In recent months, the Related Group’s plan has sparked an outcry from critics who call the proposed 99-year lease allowing the Related Group to build on the 4-acre parcel a land giveaway.

“People say you can’t fight it,” Cat Uden shouted to the crowd gathered outside the Hollywood Beach Culture & Community Center. “You can fight it! It’s going to be twice as tall as Margaritaville. We need to put our foot down. We don’t want a mass of skyscrapers down the beach.”

Eric Fordin, the Related Group’s senior vice president, could not be reached for comment Sunday.

Critics fear a commission vote is just weeks away.

And they may be right.

An artist's illustration shows a 30-story condo tower planned on public land at 1301 South Ocean Drive in Hollywood, currently home to the Hollywood Beach Culture and Community Center.

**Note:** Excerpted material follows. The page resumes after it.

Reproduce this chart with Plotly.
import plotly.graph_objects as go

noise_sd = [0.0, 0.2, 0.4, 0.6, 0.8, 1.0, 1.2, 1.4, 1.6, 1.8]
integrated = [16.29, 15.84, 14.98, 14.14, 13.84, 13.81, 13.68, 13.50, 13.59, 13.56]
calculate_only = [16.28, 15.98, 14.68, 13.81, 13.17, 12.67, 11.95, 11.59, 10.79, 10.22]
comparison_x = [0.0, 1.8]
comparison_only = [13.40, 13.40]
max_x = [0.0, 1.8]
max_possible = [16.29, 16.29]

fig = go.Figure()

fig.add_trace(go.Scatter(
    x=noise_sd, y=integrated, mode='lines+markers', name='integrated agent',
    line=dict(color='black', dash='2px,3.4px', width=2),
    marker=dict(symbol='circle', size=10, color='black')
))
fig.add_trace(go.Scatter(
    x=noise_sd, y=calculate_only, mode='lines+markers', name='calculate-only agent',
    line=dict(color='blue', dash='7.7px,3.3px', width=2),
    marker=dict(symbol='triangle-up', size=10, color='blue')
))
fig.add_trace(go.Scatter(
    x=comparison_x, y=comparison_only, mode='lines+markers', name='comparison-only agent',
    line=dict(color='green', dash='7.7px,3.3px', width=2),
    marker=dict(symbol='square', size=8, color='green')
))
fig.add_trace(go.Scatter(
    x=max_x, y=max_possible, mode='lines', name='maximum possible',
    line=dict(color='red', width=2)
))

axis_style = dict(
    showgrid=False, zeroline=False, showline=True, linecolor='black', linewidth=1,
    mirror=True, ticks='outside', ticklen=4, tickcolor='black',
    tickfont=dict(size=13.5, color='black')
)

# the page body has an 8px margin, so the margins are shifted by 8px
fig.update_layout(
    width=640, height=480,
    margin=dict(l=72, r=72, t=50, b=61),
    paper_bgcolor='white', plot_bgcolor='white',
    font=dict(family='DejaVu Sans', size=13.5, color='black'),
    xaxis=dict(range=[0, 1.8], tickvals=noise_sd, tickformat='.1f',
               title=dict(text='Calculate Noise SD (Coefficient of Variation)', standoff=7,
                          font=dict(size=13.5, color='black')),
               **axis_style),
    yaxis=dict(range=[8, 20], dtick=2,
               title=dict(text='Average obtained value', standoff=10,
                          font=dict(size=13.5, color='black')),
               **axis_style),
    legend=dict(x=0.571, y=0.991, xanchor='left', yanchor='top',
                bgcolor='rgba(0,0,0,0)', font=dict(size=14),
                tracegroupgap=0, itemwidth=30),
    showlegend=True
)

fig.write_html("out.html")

On Sunday, Mayor Josh Levy said he expects the commission vote will come in November or December.

So far, only one commissioner — Caryl Shuham, who represents the beach — has come out against the plan.

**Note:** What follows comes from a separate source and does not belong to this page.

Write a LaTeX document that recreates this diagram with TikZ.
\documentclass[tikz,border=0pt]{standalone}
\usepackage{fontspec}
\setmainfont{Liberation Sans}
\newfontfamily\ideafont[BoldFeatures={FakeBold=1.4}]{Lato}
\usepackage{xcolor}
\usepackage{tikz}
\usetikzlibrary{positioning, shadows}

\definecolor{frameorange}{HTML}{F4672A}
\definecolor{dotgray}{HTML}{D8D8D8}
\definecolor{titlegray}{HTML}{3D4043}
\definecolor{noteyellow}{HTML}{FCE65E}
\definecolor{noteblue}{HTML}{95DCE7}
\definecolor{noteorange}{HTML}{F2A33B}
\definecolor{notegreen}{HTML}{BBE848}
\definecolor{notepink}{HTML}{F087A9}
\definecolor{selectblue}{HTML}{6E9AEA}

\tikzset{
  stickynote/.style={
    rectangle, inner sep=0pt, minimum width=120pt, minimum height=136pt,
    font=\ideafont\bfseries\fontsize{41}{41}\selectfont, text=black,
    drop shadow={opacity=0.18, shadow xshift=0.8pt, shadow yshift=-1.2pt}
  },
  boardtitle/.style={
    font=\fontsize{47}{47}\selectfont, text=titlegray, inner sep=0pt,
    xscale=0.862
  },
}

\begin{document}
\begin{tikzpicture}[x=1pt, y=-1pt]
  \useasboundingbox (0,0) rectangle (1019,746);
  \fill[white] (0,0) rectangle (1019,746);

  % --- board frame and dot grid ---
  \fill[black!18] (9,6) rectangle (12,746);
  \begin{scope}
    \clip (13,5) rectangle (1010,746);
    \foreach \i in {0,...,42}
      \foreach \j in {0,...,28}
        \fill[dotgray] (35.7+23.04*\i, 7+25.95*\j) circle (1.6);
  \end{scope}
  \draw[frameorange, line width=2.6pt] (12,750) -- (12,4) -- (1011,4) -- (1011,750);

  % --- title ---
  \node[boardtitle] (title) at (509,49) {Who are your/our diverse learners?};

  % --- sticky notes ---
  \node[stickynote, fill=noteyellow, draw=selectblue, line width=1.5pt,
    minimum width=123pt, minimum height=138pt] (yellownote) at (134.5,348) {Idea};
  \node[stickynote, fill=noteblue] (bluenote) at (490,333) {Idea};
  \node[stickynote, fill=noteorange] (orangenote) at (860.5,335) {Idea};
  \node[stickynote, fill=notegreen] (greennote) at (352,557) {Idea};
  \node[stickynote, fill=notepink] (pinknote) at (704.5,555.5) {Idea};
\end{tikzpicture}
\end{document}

On Sunday, protester Connie Furze said she fears her favorite beach spot will be forever altered if the tower gets built.

“This is what I call my backyard. It’s a place of peace and quiet,” said Furze, who lives eight blocks away and moved to Hollywood from Buenos Aires in 1996. “If they build the tower, it will be ruined.”

Local activist Clive Taylor Jr., armed with the blowhorn, warned of the condo canyon effect.

“I call it the march of the Hallandale monsters,” he said, arguing that one towering building can lead to another and another after that.

“If they really think the people want it, put it to a public vote,” he told a reporter. “And if the people vote for it, I’ll shut up.”

The land, deeded to the city 47 years ago, is now home to the community center and Harry Berry Park. The deed restriction requires the land be used for a park or other public purpose.

The Related Group came to the city in March 2020 with a pitch to develop the land.

In late August, the developer unveiled plans to the public showing a sleek tower 347 feet high, 18 feet shorter than the original proposal. The developer promises to upgrade the property with a new two-story community center, a bigger park, a casual restaurant and renourished dunes.

The land, valued at $35 million, would become more valuable if a private condo tower were built, city officials argue. They point to the money can be made if Related Group takes over the land.

Under the current deal revealed in August, the Related Group would pay $5 million in an upfront rent payment; $18 million to $20 million from sales of the 190 condos it plans to build; $150,000 to $300,000 a year from resales; and $400,000 in yearly rent payments that would increase based on the Consumer Price Index.

Hollywood would also collect $1.9 million in property taxes each year.

Not everyone is opposed to the plan, the mayor says. He pointed to an email one woman sent to City Hall urging the commission to vote yes.

The woman, a resident of nearby Summit Towers, told commissioners she considers the site an eyesore with a rundown building, pitiful playground and bathrooms that are an embarrassment.

“Please help us improve our neighborhood,” she wrote.